## YOUR OBJECTIVE:
Pull every line of the entries that has the word "this".

>>>>

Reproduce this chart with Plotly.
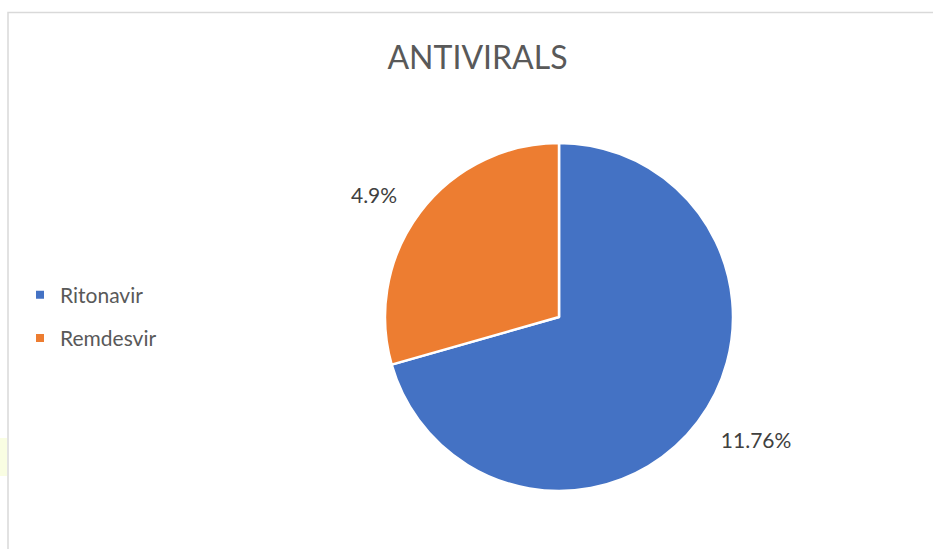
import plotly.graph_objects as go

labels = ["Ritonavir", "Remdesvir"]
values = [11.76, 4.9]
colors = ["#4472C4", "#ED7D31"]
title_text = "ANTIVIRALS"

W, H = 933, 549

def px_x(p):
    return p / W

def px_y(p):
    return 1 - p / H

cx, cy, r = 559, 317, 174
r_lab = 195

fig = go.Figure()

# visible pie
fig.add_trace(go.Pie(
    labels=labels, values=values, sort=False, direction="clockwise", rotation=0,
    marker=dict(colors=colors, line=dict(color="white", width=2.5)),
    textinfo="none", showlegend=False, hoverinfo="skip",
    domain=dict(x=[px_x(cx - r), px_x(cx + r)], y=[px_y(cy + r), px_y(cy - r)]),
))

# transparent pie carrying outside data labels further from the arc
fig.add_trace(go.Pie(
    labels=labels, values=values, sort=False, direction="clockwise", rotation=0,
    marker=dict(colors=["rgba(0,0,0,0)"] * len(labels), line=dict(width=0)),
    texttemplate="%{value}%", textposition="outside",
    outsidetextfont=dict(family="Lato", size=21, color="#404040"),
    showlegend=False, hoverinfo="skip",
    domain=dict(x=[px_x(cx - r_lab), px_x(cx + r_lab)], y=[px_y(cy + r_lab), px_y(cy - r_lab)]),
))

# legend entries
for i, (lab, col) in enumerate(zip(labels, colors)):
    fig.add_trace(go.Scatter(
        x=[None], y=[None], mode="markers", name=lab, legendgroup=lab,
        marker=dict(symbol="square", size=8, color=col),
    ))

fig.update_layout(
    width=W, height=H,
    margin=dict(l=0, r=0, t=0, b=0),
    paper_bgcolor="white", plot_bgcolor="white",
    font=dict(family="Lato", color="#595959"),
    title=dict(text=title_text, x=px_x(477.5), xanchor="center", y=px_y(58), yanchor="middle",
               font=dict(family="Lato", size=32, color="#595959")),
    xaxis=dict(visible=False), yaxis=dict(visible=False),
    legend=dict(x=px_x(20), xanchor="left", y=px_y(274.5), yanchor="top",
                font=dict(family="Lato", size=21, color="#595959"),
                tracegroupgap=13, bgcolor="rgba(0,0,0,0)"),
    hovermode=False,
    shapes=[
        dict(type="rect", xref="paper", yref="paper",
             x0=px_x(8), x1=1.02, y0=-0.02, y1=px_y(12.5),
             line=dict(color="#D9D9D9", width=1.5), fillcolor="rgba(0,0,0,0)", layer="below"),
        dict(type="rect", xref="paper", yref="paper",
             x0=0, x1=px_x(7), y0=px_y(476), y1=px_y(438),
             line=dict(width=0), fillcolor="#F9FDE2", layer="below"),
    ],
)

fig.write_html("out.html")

<<<<
>>>>

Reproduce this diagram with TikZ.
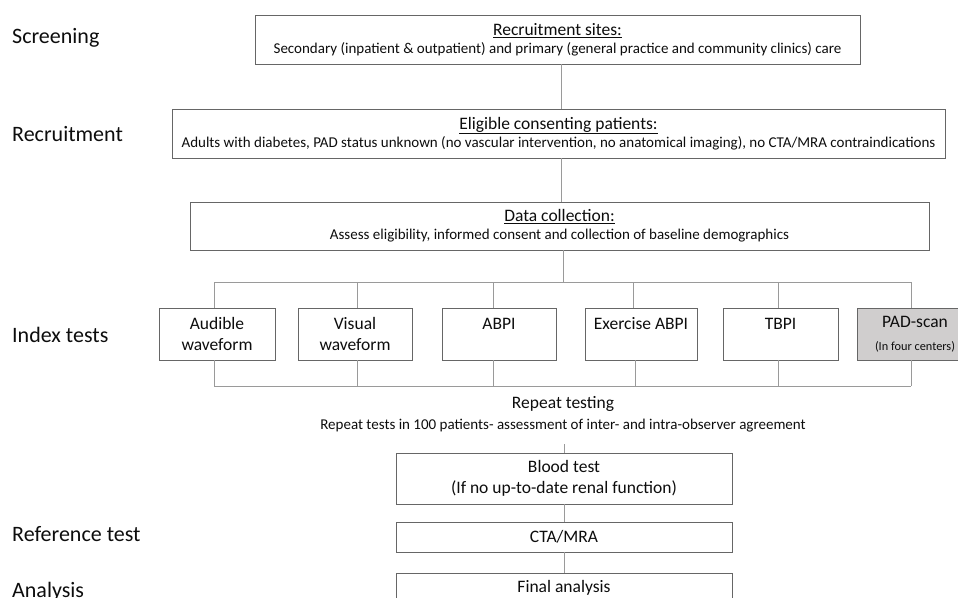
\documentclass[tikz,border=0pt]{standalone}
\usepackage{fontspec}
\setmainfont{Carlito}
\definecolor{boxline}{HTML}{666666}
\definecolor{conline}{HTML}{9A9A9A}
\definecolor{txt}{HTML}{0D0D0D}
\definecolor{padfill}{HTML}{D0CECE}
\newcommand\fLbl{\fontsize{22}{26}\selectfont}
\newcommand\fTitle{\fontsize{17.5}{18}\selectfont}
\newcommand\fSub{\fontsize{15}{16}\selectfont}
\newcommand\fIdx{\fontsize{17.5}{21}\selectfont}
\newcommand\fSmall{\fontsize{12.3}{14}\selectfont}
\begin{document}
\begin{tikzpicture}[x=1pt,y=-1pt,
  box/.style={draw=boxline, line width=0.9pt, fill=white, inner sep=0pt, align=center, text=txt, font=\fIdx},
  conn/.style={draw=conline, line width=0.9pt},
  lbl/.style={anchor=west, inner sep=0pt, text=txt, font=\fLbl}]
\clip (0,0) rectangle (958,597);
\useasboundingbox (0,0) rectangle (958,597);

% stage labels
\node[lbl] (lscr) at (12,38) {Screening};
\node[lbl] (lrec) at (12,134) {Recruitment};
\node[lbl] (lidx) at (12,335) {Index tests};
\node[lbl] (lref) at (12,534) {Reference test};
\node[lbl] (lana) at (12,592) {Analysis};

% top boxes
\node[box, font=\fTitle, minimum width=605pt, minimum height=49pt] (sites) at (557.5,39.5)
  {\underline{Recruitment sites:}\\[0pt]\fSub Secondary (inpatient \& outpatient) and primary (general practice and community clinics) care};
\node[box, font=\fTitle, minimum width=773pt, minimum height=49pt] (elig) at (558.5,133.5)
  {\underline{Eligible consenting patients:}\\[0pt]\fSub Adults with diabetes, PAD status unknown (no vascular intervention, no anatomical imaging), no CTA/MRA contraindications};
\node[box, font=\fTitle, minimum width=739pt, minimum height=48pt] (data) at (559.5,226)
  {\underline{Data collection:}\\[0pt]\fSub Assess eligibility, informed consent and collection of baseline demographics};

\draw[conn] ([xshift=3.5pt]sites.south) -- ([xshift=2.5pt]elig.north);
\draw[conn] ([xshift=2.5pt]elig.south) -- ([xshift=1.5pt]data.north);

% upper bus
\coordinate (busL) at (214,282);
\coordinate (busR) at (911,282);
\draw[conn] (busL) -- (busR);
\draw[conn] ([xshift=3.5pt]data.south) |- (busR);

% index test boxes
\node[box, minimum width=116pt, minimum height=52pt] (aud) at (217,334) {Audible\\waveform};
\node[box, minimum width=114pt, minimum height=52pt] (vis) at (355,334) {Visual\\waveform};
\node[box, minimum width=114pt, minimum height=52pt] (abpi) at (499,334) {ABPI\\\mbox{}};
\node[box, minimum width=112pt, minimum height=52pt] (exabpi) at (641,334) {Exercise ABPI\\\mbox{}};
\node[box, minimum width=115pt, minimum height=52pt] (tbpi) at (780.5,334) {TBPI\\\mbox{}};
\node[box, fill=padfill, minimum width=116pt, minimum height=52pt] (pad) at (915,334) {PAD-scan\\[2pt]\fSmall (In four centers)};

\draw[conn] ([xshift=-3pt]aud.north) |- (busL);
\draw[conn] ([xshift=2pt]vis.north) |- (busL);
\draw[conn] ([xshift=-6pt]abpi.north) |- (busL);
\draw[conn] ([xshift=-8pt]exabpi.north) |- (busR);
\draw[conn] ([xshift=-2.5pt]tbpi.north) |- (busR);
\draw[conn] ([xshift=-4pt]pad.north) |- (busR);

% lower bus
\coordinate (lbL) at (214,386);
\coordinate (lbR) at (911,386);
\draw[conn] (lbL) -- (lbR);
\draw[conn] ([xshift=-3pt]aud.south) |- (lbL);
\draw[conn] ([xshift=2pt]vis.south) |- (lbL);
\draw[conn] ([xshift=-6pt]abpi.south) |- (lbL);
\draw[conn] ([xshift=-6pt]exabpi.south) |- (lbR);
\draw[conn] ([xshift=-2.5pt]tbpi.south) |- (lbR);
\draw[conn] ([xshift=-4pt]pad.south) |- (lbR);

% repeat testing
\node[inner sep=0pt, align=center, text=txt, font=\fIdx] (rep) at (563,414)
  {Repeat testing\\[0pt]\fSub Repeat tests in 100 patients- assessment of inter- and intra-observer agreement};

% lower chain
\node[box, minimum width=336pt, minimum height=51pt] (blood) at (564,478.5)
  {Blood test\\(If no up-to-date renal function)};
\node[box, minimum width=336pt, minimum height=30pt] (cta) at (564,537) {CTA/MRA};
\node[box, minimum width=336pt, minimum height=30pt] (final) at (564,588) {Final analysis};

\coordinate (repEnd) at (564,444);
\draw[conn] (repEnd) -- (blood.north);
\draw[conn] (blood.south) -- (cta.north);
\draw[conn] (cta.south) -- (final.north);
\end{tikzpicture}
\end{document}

<<<<

## FINAL RESULT:
Reproduce this chart with Plotly.
Reproduce this diagram with TikZ.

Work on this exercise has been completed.